AIR TRAFFIC CONTROLLERS in Cyprus have walked off the job for four hours, to protest a two-year government worker wage freeze and other deficit-reduction measures.
The latest strike action on the island comes in the wake of last month’s package of cost cuts and tax increases, which are intended to boost investor confidence.
Cyprus is struggling to convince investors it has a strategy to deal with its problems and its credit rating was cut last week to junk status by the Standard & Poor’s ratings agency largely because of the country’s sizable financial sector’s heavy exposure to Greek debt.
Airport spokesman Adamos Aspris said the stoppage – between 1pm and 5pm local time (11am to 3pm Irish time) affected more than 5,000 passengers on 38 flights to and from the island’s two airports. No flights to Ireland are thought to have been affected.
The Air Traffic Controllers’ Union president Giorgos Georgiou defended the action, arguing that his members have been unfairly grouped with other government workers.
The union says air traffic controllers should be exempt from austerity measures aimed at cutting the public pay bill, because their wages come from levies paid by airlines to use Cyprus-controlled airspace.
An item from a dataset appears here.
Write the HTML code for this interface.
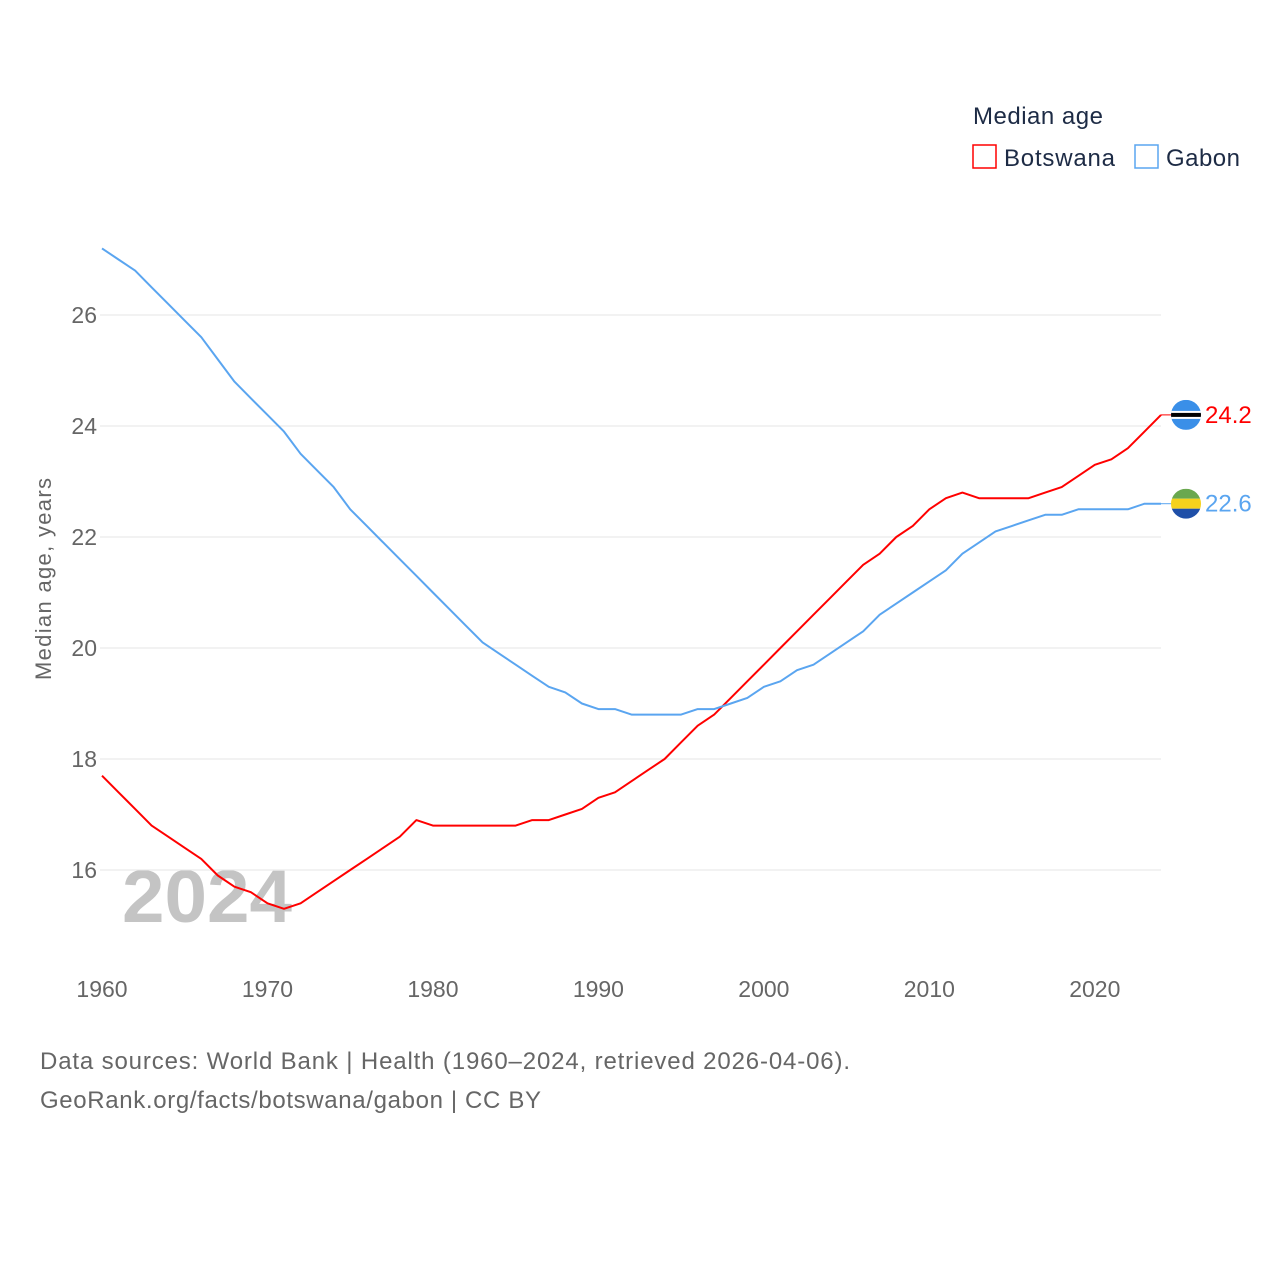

Georgiou said the government’s measures, which also include lower overtime pay and higher contribution to social insurance, would shrink controllers’ take home pay by up to 40 per cent and rejected criticism that the union is holding the economy hostage.
Communications minister Efthymios Flourentzou said he wants arbitrators to adjudicate the dispute.
Air traffic controllers staged a 12-hour strike last month to protest the measures. Another four-hour work stoppage is planned for next week.
Cyprus is largely reliant on a €4.5 billion low-interest loan from Russia in order to meet its financial needs for this year, having been largely frozen out of international money markets.